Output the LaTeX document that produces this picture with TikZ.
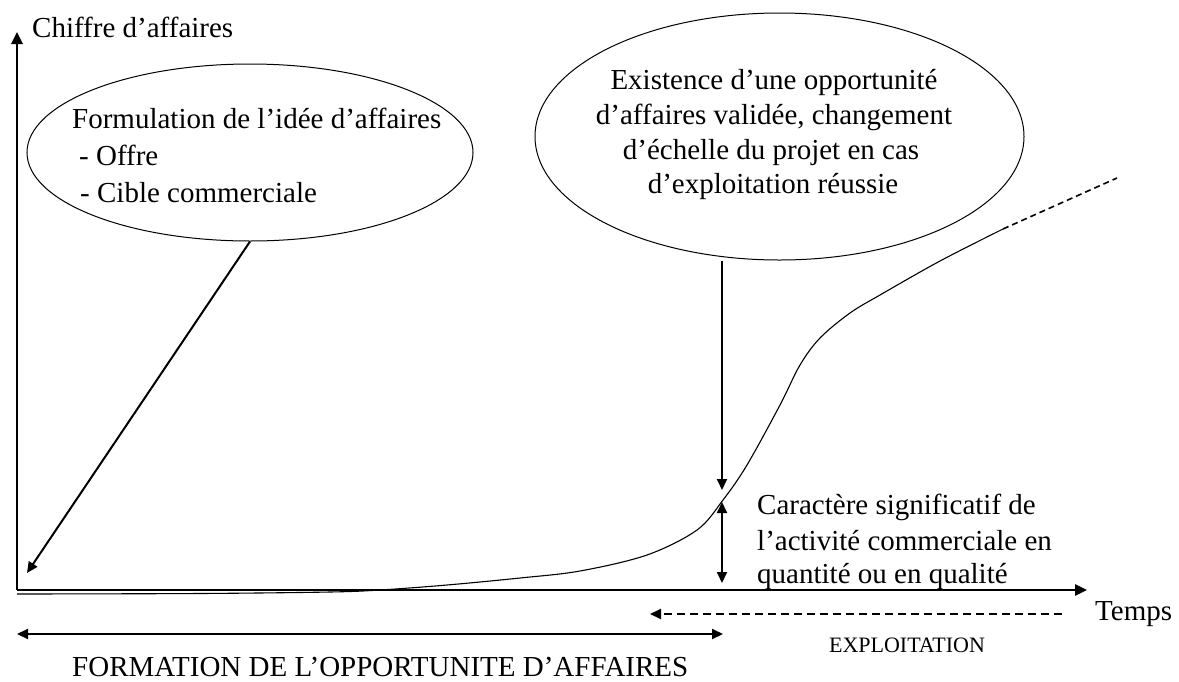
\documentclass[tikz,border=0pt]{standalone}
\usepackage{fontspec}
\setmainfont{Liberation Serif}
\usetikzlibrary{arrows.meta,shapes.geometric}
\begin{document}
\begin{tikzpicture}[x=1pt,y=-1pt,
  txt/.style={inner sep=0pt, font=\fontsize{29}{35}\selectfont},
  smalltxt/.style={inner sep=0pt, font=\fontsize{22}{26}\selectfont},
  ell/.style={draw, ellipse, line width=1pt, inner sep=0pt},
  axisline/.style={line width=2.5pt},
  bigtip/.style={-{Triangle[length=12pt,width=11pt]}},
  arr/.style={line width=2pt, -{Triangle[length=11pt,width=10pt]}},
  dblarr/.style={line width=2pt, {Triangle[length=11pt,width=10pt]}-{Triangle[length=11pt,width=10pt]}},
  dasharr/.style={line width=2pt, dash pattern=on 8pt off 5pt, -{Triangle[length=11pt,width=10pt]}},
  curveline/.style={line width=1.1pt},
  curvedash/.style={line width=1.6pt, dash pattern=on 6pt off 4pt}
]
\fill[white] (0,0) rectangle (1179,681);
\useasboundingbox (0,0) rectangle (1179,681);

% coordinates
\coordinate (orig) at (17,590);
\coordinate (ytop) at (17,32);
\coordinate (xend) at (1087,590);
\coordinate (ltip) at (27,573);
\coordinate (dtip) at (722,490);
\coordinate (sigtop) at (722,502);
\coordinate (sigbot) at (722,583);
\coordinate (fl) at (17,634);
\coordinate (fr) at (723,634);
\coordinate (el) at (650,614);
\coordinate (er) at (1062,614);
\coordinate (cend) at (1003,229);
\coordinate (dend) at (1117,178);

% ellipses
\node[ell, minimum width=446pt, minimum height=177pt] (lell) at (250,152.5) {};
\node[ell, minimum width=489pt, minimum height=247pt] (rell) at (779.5,136.5) {};

% axes
\draw[axisline, bigtip] (orig) -- (ytop);
\draw[axisline, bigtip] (orig) -- (xend);

% curve
\draw[curveline] plot[smooth, tension=0.55] coordinates {
  (17,594) (200,593.5) (330,592) (380,590) (447,585) (520,578) (580,571)
  (647,555) (697,530) (723,500) (747,465) (780,405) (800,365) (820,338)
  (850,313) (880,295) (940,261) (1003,229)};
\draw[curvedash] (cend) -- (dend);

% arrows
\draw[arr] (lell.south) -- (ltip);
\draw[arr] (rell.south -| dtip) -- (dtip);
\draw[dblarr] (sigtop) -- (sigbot);
\draw[dblarr] (fl) -- (fr);
\draw[dasharr] (er) -- (el);

% texts
\node[txt, anchor=base west] (ylab) at (32,37) {Chiffre d’affaires};

\node[txt, anchor=base west] (l1) at (72,128) {Formulation de l’idée d’affaires};
\node[txt, anchor=base west] (l2) at (79,165) {- Offre};
\node[txt, anchor=base west] (l3) at (80,202) {- Cible commerciale};

\node[txt, anchor=base] (r1) at (774,89) {Existence d’une opportunité};
\node[txt, anchor=base] (r2) at (774,124) {d’affaires validée, changement};
\node[txt, anchor=base] (r3) at (771,159) {d’échelle du projet en cas};
\node[txt, anchor=base] (r4) at (773,193) {d’exploitation réussie};

\node[txt, anchor=base west] (c1) at (757,514) {Caractère significatif de};
\node[txt, anchor=base west] (c2) at (757,550) {l’activité commerciale en};
\node[txt, anchor=base west] (c3) at (757,583) {quantité ou en qualité};

\node[txt, anchor=base west] (temps) at (1095,620) {Temps};
\node[smalltxt, anchor=base] (expl) at (907,652) {EXPLOITATION};
\node[txt, anchor=base west] (form) at (72,676) {FORMATION DE L’OPPORTUNITE D’AFFAIRES};
\end{tikzpicture}
\end{document}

+++++

Exercise brief:
Leave out the pictures and restate everything else word for word.

Solution to this exercise:
Output the LaTeX document that produces this picture with TikZ.
\documentclass[tikz,border=0pt]{standalone}
\usepackage{fontspec}
\setmainfont{Liberation Serif}
\usetikzlibrary{arrows.meta,shapes.geometric}
\begin{document}
\begin{tikzpicture}[x=1pt,y=-1pt,
  txt/.style={inner sep=0pt, font=\fontsize{29}{35}\selectfont},
  smalltxt/.style={inner sep=0pt, font=\fontsize{22}{26}\selectfont},
  ell/.style={draw, ellipse, line width=1pt, inner sep=0pt},
  axisline/.style={line width=2.5pt},
  bigtip/.style={-{Triangle[length=12pt,width=11pt]}},
  arr/.style={line width=2pt, -{Triangle[length=11pt,width=10pt]}},
  dblarr/.style={line width=2pt, {Triangle[length=11pt,width=10pt]}-{Triangle[length=11pt,width=10pt]}},
  dasharr/.style={line width=2pt, dash pattern=on 8pt off 5pt, -{Triangle[length=11pt,width=10pt]}},
  curveline/.style={line width=1.1pt},
  curvedash/.style={line width=1.6pt, dash pattern=on 6pt off 4pt}
]
\fill[white] (0,0) rectangle (1179,681);
\useasboundingbox (0,0) rectangle (1179,681);

% coordinates
\coordinate (orig) at (17,590);
\coordinate (ytop) at (17,32);
\coordinate (xend) at (1087,590);
\coordinate (ltip) at (27,573);
\coordinate (dtip) at (722,490);
\coordinate (sigtop) at (722,502);
\coordinate (sigbot) at (722,583);
\coordinate (fl) at (17,634);
\coordinate (fr) at (723,634);
\coordinate (el) at (650,614);
\coordinate (er) at (1062,614);
\coordinate (cend) at (1003,229);
\coordinate (dend) at (1117,178);

% ellipses
\node[ell, minimum width=446pt, minimum height=177pt] (lell) at (250,152.5) {};
\node[ell, minimum width=489pt, minimum height=247pt] (rell) at (779.5,136.5) {};

% axes
\draw[axisline, bigtip] (orig) -- (ytop);
\draw[axisline, bigtip] (orig) -- (xend);

% curve
\draw[curveline] plot[smooth, tension=0.55] coordinates {
  (17,594) (200,593.5) (330,592) (380,590) (447,585) (520,578) (580,571)
  (647,555) (697,530) (723,500) (747,465) (780,405) (800,365) (820,338)
  (850,313) (880,295) (940,261) (1003,229)};
\draw[curvedash] (cend) -- (dend);

% arrows
\draw[arr] (lell.south) -- (ltip);
\draw[arr] (rell.south -| dtip) -- (dtip);
\draw[dblarr] (sigtop) -- (sigbot);
\draw[dblarr] (fl) -- (fr);
\draw[dasharr] (er) -- (el);

% texts
\node[txt, anchor=base west] (ylab) at (32,37) {Chiffre d’affaires};

\node[txt, anchor=base west] (l1) at (72,128) {Formulation de l’idée d’affaires};
\node[txt, anchor=base west] (l2) at (79,165) {- Offre};
\node[txt, anchor=base west] (l3) at (80,202) {- Cible commerciale};

\node[txt, anchor=base] (r1) at (774,89) {Existence d’une opportunité};
\node[txt, anchor=base] (r2) at (774,124) {d’affaires validée, changement};
\node[txt, anchor=base] (r3) at (771,159) {d’échelle du projet en cas};
\node[txt, anchor=base] (r4) at (773,193) {d’exploitation réussie};

\node[txt, anchor=base west] (c1) at (757,514) {Caractère significatif de};
\node[txt, anchor=base west] (c2) at (757,550) {l’activité commerciale en};
\node[txt, anchor=base west] (c3) at (757,583) {quantité ou en qualité};

\node[txt, anchor=base west] (temps) at (1095,620) {Temps};
\node[smalltxt, anchor=base] (expl) at (907,652) {EXPLOITATION};
\node[txt, anchor=base west] (form) at (72,676) {FORMATION DE L’OPPORTUNITE D’AFFAIRES};
\end{tikzpicture}
\end{document}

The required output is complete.